I had similar to this last year. Super close then dropped for her ex friends (who had used her and treated her like shite in the past). I literally ghosted. I disappeared and never heard from her again.
Depends if you feel she deserves another chance, personally I'd ring about the gig and ask if we're going or not. If she says no, you've got you answer on how she feels about it all.
I think you're overthinking your friendship. You aren't close friends, you are just casual friends who occasionally do things together IF you can both find time. Call her and go to the gig and have a lovely time.
She's definitely going as she's put it on facebook. I probably will wait until later on today and then message her to see what the plan is.. that's the rational thing to do but as I said I'm not feeling very rational... like something is holding me back if that makes any sense?
I suppose I either give her another chance wholeheartedly or move on as this half way house is not doing me any good!
I would message her and ask her if she's still going tonight. I know you know she's going but then you'll she what she says if she replies. I assume she knows you've brought a ticket?
I get the impression from your post that you aren't particularly keen on this woman. Sorry if I've got that wrong.
It doesn't sound like you were that close to start off with, the friendship drifted, and she made new friends who you don't know.
I think YABU to feel "sidelined" or resentful that she hasn't sought to involve you in stuff that she and her new friends do, but YANBU not to bother keeping in touch when the friendship didn't feel reciprocal.

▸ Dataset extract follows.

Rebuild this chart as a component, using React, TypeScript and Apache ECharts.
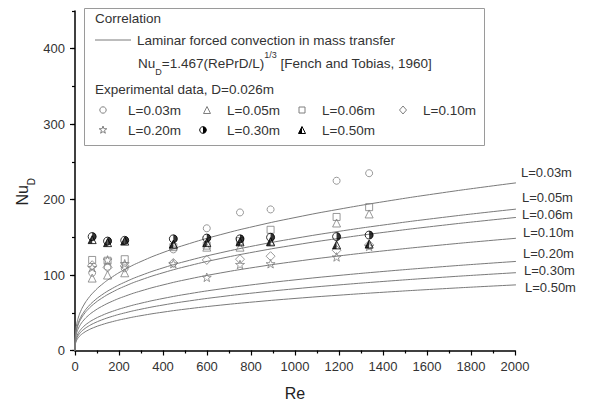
import React, { useEffect, useRef } from 'react';
import * as echarts from 'echarts';

const FONT = 'Arial, "Liberation Sans", Helvetica, sans-serif';

// Correlation: Nu_D = 1.467 (Re Pr D / L)^(1/3)  [Fench and Tobias, 1960]
const COEFF = 1.467;
const D_PIPE = 0.026;
const PR = 2000; // Prandtl (Schmidt) number estimated from the drawn curves
const curveLengths = [0.03, 0.05, 0.06, 0.1, 0.2, 0.3, 0.5];
const curveLabels = ['L=0.03m', 'L=0.05m', 'L=0.06m', 'L=0.10m', 'L=0.20m', 'L=0.30m', 'L=0.50m'];
const curveRe = [0, 0.02, 0.1, 0.3, 0.7, 1.5, 3, 6, 10, 16, 25, 40, 60, 85, 120, 170, 230, 300, 400, 520, 660, 820, 1000, 1200, 1420, 1650, 1880, 2105];

// Experimental data, D = 0.026 m
const expRe = [78, 148, 226, 447, 599, 750, 889, 1189, 1337];
const nuL003 = [103, 111, 109, 134, 162, 183, 187, 225, 235];
const nuL005 = [96, 100, 103, 140, 137, 137, 145, 169, 181];
const nuL006 = [120, 119, 121, 137, 139, 145, 160, 177, 190];
const nuL010 = [113, 110, 112, 116, 120, 121, 125, 133, 140];
const nuL020 = [110, 120, 115, 115, 97, 114, 115, 124, 138];
const nuL030 = [151, 145, 146, 148, 149, 148, 150, 151, 153];
const nuL050 = [147, 143, 145, 141, 143, 144, 144, 140, 141];

const xTickInterval = 200;
const yTickInterval = 100;

// label offsets for the curve end labels (styling only)
const endLabelOffsets = [[0, -10], [1, -12], [1, -3], [2, -6], [2, -8], [3, -2], [4, 3]];

const GRAY = '#7f7f7f';
const CURVE = '#7a7a7a';
const TXT = '#333';

const STAR = 'path://M0,-10L2.351,-3.236L9.511,-3.09L3.804,1.236L5.878,8.09L0,4L-5.878,8.09L-3.804,1.236L-9.511,-3.09L-2.351,-3.236Z';
const HALF_CIRCLE = 'path://M-10,-10L-10,-10M10,10L10,10M0,-10A10,10 0 0 1 0,10Z';
const HALF_TRI = 'path://M-10,-10L-10,-10M10,10L10,10M0,-10L-10,10L0,10Z';

function pairs(vals: number[]) {
  return expRe.map((re, i) => [re, vals[i]]);
}

function openScatter(name: string, vals: number[], symbol: string, size: number) {
  return {
    name,
    type: 'scatter',
    symbol,
    symbolSize: size,
    symbolKeepAspect: true,
    itemStyle: { color: 'rgba(255,255,255,0)', borderColor: GRAY, borderWidth: 1 },
    data: pairs(vals),
    z: 3,
  };
}

function halfScatter(name: string, vals: number[], outline: string, half: string, size: number) {
  return [
    {
      name,
      type: 'scatter',
      symbol: outline,
      symbolSize: size,
      itemStyle: { color: 'rgba(255,255,255,0)', borderColor: '#000', borderWidth: 1 },
      data: pairs(vals),
      z: 4,
    },
    {
      name: name + ' fill',
      type: 'scatter',
      symbol: half,
      symbolSize: size,
      symbolKeepAspect: true,
      itemStyle: { color: '#000', borderWidth: 0 },
      data: pairs(vals),
      z: 4,
    },
  ];
}

function starPts(cx: number, cy: number, R: number) {
  const pts: number[][] = [];
  for (let k = 0; k < 10; k++) {
    const a = -Math.PI / 2 + (k * Math.PI) / 5;
    const r = k % 2 === 0 ? R : R * 0.4;
    pts.push([cx + r * Math.cos(a), cy + r * Math.sin(a)]);
  }
  return pts;
}

function legendIcon(kind: string, cx: number, cy: number): any[] {
  const r = 3.5;
  const open = { fill: 'none', stroke: GRAY, lineWidth: 1 };
  switch (kind) {
    case 'circle':
      return [{ type: 'circle', shape: { cx, cy, r: 3.2 }, style: open }];
    case 'triangle':
      return [{ type: 'polygon', shape: { points: [[cx, cy - r], [cx + r, cy + r], [cx - r, cy + r]] }, style: open }];
    case 'rect':
      return [{ type: 'rect', shape: { x: cx - 3, y: cy - 3, width: 6, height: 6 }, style: open }];
    case 'diamond':
      return [{ type: 'polygon', shape: { points: [[cx, cy - 4], [cx + 3.5, cy], [cx, cy + 4], [cx - 3.5, cy]] }, style: open }];
    case 'star':
      return [{ type: 'polygon', shape: { points: starPts(cx, cy, 4) }, style: open }];
    case 'halfCircle':
      return [
        { type: 'circle', shape: { cx, cy, r: 3.3 }, style: { fill: 'none', stroke: '#000', lineWidth: 1 } },
        { type: 'sector', shape: { cx, cy, r: 3.3, r0: 0, startAngle: -Math.PI / 2, endAngle: Math.PI / 2, clockwise: true }, style: { fill: '#000' } },
      ];
    case 'halfTri':
      return [
        { type: 'polygon', shape: { points: [[cx, cy - r], [cx + r, cy + r], [cx - r, cy + r]] }, style: { fill: 'none', stroke: '#000', lineWidth: 1 } },
        { type: 'polygon', shape: { points: [[cx, cy - r], [cx - r, cy + r], [cx, cy + r]] }, style: { fill: '#000' } },
      ];
  }
  return [];
}

function txt(text: string, x: number, y: number, extra: any = {}) {
  return {
    type: 'text',
    x,
    y,
    z: 20,
    style: {
      text,
      fontSize: 13.5,
      fontFamily: FONT,
      fill: TXT,
      align: 'left',
      textAlign: 'left',
      verticalAlign: 'middle',
      textVerticalAlign: 'middle',
      ...extra,
    },
  };
}

const legendItems = [
  { kind: 'circle', label: curveLabels[0], ix: 103, tx: 128, y: 110 },
  { kind: 'triangle', label: curveLabels[1], ix: 207, tx: 227, y: 110 },
  { kind: 'rect', label: curveLabels[2], ix: 302, tx: 322, y: 110 },
  { kind: 'diamond', label: curveLabels[3], ix: 403, tx: 423, y: 110 },
  { kind: 'star', label: curveLabels[4], ix: 103, tx: 128, y: 130 },
  { kind: 'halfCircle', label: curveLabels[5], ix: 203, tx: 227, y: 130 },
  { kind: 'halfTri', label: curveLabels[6], ix: 302, tx: 322, y: 130 },
];

function buildOption() {
  const lines = curveLengths.map((L, i) => ({
    name: 'corr ' + curveLabels[i],
    type: 'line',
    showSymbol: false,
    symbol: 'none',
    smooth: true,
    clip: false,
    lineStyle: { color: CURVE, width: 1 },
    data: curveRe.map((re) => [re, COEFF * Math.cbrt((re * PR * D_PIPE) / L)]),
    endLabel: {
      show: true,
      formatter: curveLabels[i],
      distance: 5,
      offset: endLabelOffsets[i],
      color: TXT,
      fontSize: 13,
      fontFamily: FONT,
    },
    z: 2,
  }));

  const scatters: any[] = [
    openScatter(curveLabels[0], nuL003, 'circle', 7),
    openScatter(curveLabels[1], nuL005, 'triangle', 8),
    openScatter(curveLabels[2], nuL006, 'rect', 7),
    openScatter(curveLabels[3], nuL010, 'diamond', 9),
    openScatter(curveLabels[4], nuL020, STAR, 9),
    ...halfScatter(curveLabels[5], nuL030, 'circle', HALF_CIRCLE, 8),
    ...halfScatter(curveLabels[6], nuL050, 'triangle', HALF_TRI, 8),
  ];

  const graphicEls: any[] = [
    { type: 'rect', z: 0, shape: { x: 84.5, y: 8.5, width: 400, height: 137 }, style: { fill: 'none', stroke: '#9a9a9a', lineWidth: 1 } },
    txt('Correlation', 95, 18),
    { type: 'line', z: 20, shape: { x1: 95, y1: 40, x2: 131, y2: 40 }, style: { stroke: CURVE, lineWidth: 1 } },
    txt('Laminar forced convection in mass transfer', 137, 40),
    txt('{n|Nu}{s|D}{n|=1.467(RePrD/L)}{p|1/3}{n| [Fench and Tobias, 1960]}', 138, 63, {
      rich: {
        n: { fontSize: 13.5, fontFamily: FONT, fill: TXT, lineHeight: 26 },
        s: { fontSize: 9, fontFamily: FONT, fill: TXT, lineHeight: 8, verticalAlign: 'bottom' },
        p: { fontSize: 9, fontFamily: FONT, fill: TXT, lineHeight: 12, verticalAlign: 'top' },
      },
    }),
    txt('Experimental data, D=0.026m', 95, 89),
  ];
  legendItems.forEach((it) => {
    graphicEls.push(...legendIcon(it.kind, it.ix, it.y).map((e) => ({ ...e, z: 20 })));
    graphicEls.push(txt(it.label, it.tx, it.y));
  });

  const axisLine = { show: true, onZero: false, lineStyle: { color: '#000', width: 1.5 } };
  const tickStyle = { color: '#000', width: 1.2 };
  const labelStyle = { fontSize: 13, color: TXT, fontFamily: FONT, formatter: (v: number) => String(v) };

  return {
    animation: false,
    backgroundColor: '#fff',
    textStyle: { fontFamily: FONT },
    grid: { left: 75, right: 94, top: 11, bottom: 54.5, containLabel: false, outerBoundsMode: 'none' },
    xAxis: {
      type: 'value',
      min: 0,
      max: 2000,
      interval: xTickInterval,
      axisLine,
      axisTick: { show: true, length: 5, inside: false, lineStyle: tickStyle },
      minorTick: { show: true, splitNumber: 2, length: 3, lineStyle: tickStyle },
      axisLabel: { ...labelStyle, margin: 9 },
      splitLine: { show: false },
      minorSplitLine: { show: false },
      name: 'Re',
      nameLocation: 'middle',
      nameGap: 35,
      nameMoveOverlap: false,
      nameTextStyle: { fontSize: 16, color: '#222', fontFamily: FONT },
    },
    yAxis: [
      {
        type: 'value',
        position: 'left',
        min: 0,
        max: 450,
        interval: yTickInterval,
        axisLine,
        axisTick: { show: true, length: 5, inside: false, lineStyle: tickStyle },
        axisLabel: { ...labelStyle, margin: 10, showMaxLabel: false },
        splitLine: { show: false },
        name: '{a|Nu}{b|D}',
        nameLocation: 'middle',
        nameGap: 39,
        nameRotate: 90,
        nameMoveOverlap: false,
        nameTextStyle: {
          color: '#222',
          fontFamily: FONT,
          padding: [0, 22, 0, 0],
          rich: {
            a: { fontSize: 16, color: '#222', fontFamily: FONT, lineHeight: 28 },
            b: { fontSize: 10, color: '#222', fontFamily: FONT, lineHeight: 8, verticalAlign: 'bottom' },
          },
        },
      },
      {
        type: 'value',
        position: 'left',
        min: 0,
        max: 450,
        interval: yTickInterval / 2,
        axisLine: { show: false },
        axisTick: { show: true, length: 3, inside: false, lineStyle: tickStyle },
        axisLabel: { show: false },
        splitLine: { show: false },
      },
    ],
    series: [...lines, ...scatters],
    graphic: { elements: graphicEls },
  };
}

export default function App() {
  const ref = useRef<HTMLDivElement>(null);
  useEffect(() => {
    if (!ref.current) return;
    const chart = echarts.init(ref.current, undefined, { renderer: 'svg' });
    chart.setOption(buildOption() as any);
    return () => chart.dispose();
  }, []);
  return <div ref={ref} style={{ position: 'absolute', left: 0, top: 0, width: 609, height: 405, background: '#fff' }} />;
}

As for the gig, if you'd enjoy it more attending with a friend, just text her!
This wasn't an AIBU surreyblah!
I guess I was a bit miffed that she went off and made all these new friends, but I suppose I either put that behind me or I just call things a day as I can't be resentful of that if we are to stay friends.
OK so I got in touch and we're meeting up beforehand at hers now, then going on to the gig. I suppose I really need to put past perceived hurts behind me or else there's no point really is there.

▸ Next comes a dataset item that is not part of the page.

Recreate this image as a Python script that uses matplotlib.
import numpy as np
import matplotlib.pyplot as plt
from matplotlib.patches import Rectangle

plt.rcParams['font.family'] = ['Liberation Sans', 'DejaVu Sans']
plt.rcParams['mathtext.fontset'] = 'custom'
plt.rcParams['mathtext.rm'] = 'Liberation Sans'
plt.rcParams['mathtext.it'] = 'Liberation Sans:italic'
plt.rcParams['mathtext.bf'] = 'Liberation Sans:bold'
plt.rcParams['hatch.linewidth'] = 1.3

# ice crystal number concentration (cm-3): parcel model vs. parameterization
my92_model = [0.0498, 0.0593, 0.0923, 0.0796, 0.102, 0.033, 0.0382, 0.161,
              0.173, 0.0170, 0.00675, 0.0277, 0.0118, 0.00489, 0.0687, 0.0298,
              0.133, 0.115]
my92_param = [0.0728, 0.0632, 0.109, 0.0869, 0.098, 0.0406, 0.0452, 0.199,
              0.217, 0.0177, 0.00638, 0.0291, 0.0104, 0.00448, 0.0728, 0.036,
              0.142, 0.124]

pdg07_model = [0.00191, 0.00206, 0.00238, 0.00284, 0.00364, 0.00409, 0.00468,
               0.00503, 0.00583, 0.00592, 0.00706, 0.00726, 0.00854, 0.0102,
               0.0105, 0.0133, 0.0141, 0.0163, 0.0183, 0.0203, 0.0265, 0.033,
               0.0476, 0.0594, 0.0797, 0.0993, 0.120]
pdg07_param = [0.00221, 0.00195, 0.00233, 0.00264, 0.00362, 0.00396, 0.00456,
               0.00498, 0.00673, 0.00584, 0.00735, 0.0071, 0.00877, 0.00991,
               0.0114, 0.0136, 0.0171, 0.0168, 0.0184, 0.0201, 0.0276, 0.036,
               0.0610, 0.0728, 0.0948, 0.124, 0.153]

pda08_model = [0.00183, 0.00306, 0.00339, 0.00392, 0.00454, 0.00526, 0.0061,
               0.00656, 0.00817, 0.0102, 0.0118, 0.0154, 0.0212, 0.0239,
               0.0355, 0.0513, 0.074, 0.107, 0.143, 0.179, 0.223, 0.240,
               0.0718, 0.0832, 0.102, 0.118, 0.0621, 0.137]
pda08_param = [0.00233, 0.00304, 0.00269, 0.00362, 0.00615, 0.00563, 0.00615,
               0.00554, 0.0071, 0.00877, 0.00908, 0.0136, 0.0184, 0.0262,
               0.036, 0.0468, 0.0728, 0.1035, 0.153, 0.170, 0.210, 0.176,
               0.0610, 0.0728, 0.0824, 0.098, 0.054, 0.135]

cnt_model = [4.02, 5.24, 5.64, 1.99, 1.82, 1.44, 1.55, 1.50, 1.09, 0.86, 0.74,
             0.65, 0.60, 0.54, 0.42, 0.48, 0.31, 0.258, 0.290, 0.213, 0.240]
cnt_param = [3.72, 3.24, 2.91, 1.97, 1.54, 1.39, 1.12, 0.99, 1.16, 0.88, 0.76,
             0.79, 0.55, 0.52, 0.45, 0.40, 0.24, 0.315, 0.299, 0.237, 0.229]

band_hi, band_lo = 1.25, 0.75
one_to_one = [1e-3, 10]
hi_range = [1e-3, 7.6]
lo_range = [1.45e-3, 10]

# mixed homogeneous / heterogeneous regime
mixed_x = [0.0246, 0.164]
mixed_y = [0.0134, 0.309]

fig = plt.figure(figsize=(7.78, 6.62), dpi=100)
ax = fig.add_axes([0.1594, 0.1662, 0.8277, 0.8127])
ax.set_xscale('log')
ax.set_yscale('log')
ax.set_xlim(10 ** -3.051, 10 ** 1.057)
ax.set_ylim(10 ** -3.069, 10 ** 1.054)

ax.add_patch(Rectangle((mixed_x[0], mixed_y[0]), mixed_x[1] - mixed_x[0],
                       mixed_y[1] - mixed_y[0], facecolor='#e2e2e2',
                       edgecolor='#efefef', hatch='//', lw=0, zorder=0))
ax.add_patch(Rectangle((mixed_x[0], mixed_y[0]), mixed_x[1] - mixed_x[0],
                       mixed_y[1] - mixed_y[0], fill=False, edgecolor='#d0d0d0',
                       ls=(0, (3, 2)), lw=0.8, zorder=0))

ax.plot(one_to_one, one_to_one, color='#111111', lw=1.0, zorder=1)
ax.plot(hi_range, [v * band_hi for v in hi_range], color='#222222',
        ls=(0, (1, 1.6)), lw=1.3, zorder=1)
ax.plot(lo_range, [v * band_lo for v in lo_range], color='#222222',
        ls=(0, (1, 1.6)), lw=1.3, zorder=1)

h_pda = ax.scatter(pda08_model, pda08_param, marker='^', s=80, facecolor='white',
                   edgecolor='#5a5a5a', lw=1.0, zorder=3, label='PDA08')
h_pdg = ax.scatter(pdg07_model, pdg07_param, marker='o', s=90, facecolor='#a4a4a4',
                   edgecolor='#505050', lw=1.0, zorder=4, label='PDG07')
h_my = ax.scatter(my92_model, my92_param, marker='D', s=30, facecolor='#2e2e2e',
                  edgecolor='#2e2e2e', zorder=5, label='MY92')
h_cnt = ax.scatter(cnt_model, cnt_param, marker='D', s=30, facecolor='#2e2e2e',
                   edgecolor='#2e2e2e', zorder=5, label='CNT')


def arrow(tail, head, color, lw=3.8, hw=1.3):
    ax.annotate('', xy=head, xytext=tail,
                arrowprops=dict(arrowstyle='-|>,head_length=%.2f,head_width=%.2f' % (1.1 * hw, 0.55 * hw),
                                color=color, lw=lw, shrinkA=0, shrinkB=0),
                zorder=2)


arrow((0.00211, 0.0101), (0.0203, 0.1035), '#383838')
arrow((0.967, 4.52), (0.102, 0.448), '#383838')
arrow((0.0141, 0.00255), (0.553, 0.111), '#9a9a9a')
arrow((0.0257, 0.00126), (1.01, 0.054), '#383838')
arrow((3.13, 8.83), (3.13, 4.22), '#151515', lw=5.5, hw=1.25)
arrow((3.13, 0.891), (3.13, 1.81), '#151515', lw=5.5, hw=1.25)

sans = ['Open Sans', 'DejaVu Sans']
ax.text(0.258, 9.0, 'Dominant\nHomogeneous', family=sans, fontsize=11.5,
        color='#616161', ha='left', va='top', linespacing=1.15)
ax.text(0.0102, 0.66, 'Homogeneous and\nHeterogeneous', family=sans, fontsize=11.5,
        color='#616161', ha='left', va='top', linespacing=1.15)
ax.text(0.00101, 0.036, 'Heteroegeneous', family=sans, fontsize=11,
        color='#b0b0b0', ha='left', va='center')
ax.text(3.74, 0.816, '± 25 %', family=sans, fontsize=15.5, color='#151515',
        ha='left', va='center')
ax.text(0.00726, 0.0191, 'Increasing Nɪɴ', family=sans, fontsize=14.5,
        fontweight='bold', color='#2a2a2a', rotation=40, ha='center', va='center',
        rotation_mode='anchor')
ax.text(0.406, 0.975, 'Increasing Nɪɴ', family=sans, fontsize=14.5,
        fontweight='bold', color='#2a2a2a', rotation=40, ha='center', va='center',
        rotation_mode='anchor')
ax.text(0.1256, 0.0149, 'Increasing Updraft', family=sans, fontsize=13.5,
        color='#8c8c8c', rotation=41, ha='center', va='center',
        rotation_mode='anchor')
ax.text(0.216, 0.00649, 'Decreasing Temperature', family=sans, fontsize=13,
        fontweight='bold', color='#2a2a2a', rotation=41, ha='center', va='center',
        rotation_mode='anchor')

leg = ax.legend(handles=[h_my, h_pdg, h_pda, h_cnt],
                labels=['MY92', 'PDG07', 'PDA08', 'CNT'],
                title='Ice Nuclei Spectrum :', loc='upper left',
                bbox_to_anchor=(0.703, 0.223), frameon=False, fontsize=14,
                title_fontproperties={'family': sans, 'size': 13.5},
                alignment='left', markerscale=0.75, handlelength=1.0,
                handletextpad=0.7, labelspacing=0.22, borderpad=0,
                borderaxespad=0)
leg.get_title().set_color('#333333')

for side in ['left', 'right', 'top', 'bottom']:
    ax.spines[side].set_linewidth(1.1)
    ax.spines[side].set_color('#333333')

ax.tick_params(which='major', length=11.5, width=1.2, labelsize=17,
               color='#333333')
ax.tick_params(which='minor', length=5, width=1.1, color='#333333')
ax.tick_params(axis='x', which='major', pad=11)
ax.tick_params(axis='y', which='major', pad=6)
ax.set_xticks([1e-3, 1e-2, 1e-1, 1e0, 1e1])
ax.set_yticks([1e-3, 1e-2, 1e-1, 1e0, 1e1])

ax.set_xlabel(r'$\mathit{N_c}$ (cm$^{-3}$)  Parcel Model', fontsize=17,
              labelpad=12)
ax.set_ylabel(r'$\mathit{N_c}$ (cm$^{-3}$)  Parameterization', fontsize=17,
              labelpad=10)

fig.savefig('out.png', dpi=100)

One thing I can tell you is she certainly hasn't given it as much thought as you have. Most people are very busy and find it hard to keep up any kind of friendships, she almost certainly won't have been actively side-lining you.

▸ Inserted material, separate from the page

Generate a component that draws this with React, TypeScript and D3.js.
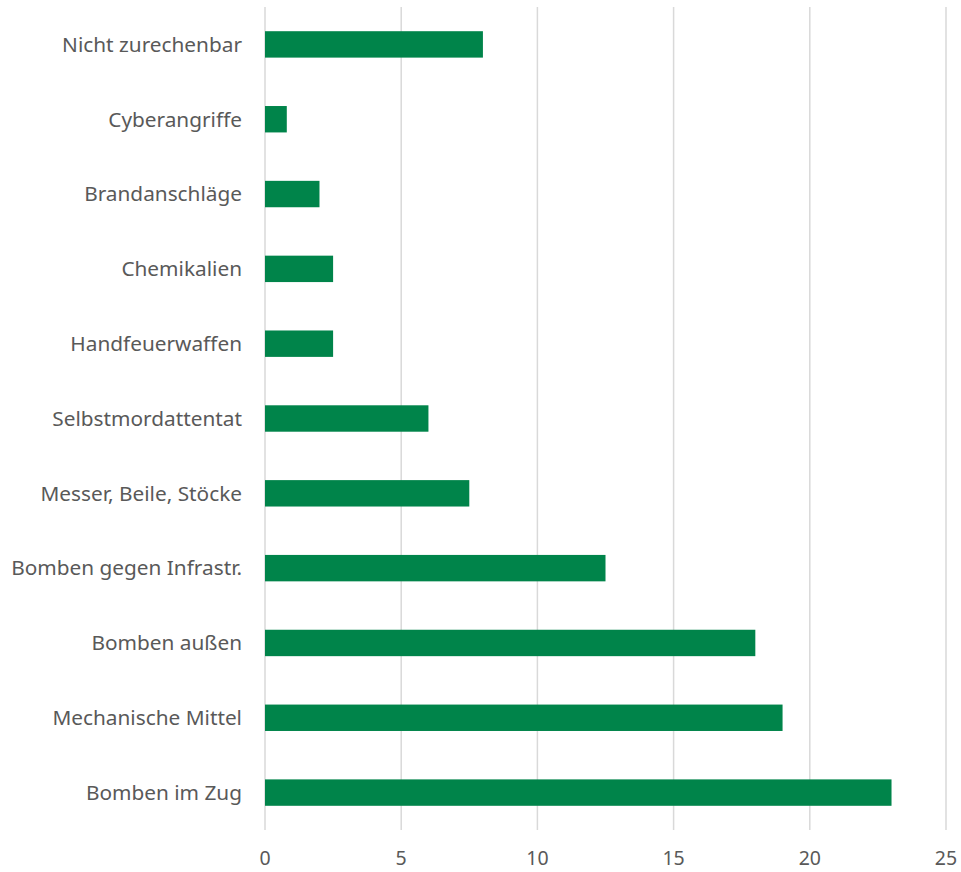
import React from "react";
import * as d3 from "d3";

const categories = [
  "Nicht zurechenbar",
  "Cyberangriffe",
  "Brandanschläge",
  "Chemikalien",
  "Handfeuerwaffen",
  "Selbstmordattentat",
  "Messer, Beile, Stöcke",
  "Bomben gegen Infrastr.",
  "Bomben außen",
  "Mechanische Mittel",
  "Bomben im Zug",
];
const values = [8, 0.8, 2, 2.5, 2.5, 6, 7.5, 12.5, 18, 19, 23];
const xTicks = [0, 5, 10, 15, 20, 25];

const W = 961;
const H = 872;
const FONT = "'Noto Sans', 'Open Sans', sans-serif";

export default function App() {
  const x = d3.scaleLinear().domain([0, 25]).range([265, 946]);
  const y = d3
    .scaleBand<string>()
    .domain(categories)
    .range([7, 830])
    .paddingInner(0.647)
    .paddingOuter(0.3235);

  return (
    <svg
      width={W}
      height={H}
      style={{ position: "absolute", left: 0, top: 0, background: "#fff" }}
    >
      {xTicks.map((t) => (
        <g key={t}>
          <line
            x1={x(t)}
            x2={x(t)}
            y1={7}
            y2={830}
            stroke="#d9d9d9"
            strokeWidth={1.5}
          />
          <text
            x={x(t)}
            y={865}
            textAnchor="middle"
            fontFamily={FONT}
            fontSize={19.5}
            fill="#595959"
          >
            {t}
          </text>
        </g>
      ))}
      {categories.map((c, i) => (
        <g key={c}>
          <rect
            x={x(0)}
            y={y(c)!}
            width={x(values[i]) - x(0)}
            height={y.bandwidth()}
            fill="#00844a"
          />
          <text
            x={242}
            y={y(c)! + y.bandwidth() / 2}
            dy="0.35em"
            textAnchor="end"
            fontFamily={FONT}
            fontSize={20.8}
            fill="#595959"
          >
            {c}
          </text>
        </g>
      ))}
    </svg>
  );
}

You aren't being reasonable really. Why shouldn't she make new friends? After all you were back at work and not available for baby cafe style meet ups.
Maybe she was lonely? But even if she wasn't she's allowed to make new friends without your permission.
I have a group of friends I was very close to when my DC were babies. We used to see each other every week. But once people went back to work and then the kids started school meet ups have drifted to once every six months or so.
We all used to invite each ither's DC to birthday parties but now we don't.
It's perfectly normal.
IMO it's not U to use AIBU acronyms as shorthand on other parts of MN!
I guess the Q is do you still enjoy her company and wish to meet up from time to time.
I have no issue with her making other friends. I have other friends too! It's not about her not having other friends, but about feeling that the friendship was not reciprocated. I think it's healthy to be aware of that, a sign of healthy boundaries that I may not think that's ok.
But, she seems to want to maintain the friendship now, this thing tomorrow is the first thing we've gone to together (as in an event, not the park or each others houses for a playdate) in a while, so maybe it can be a fresh start.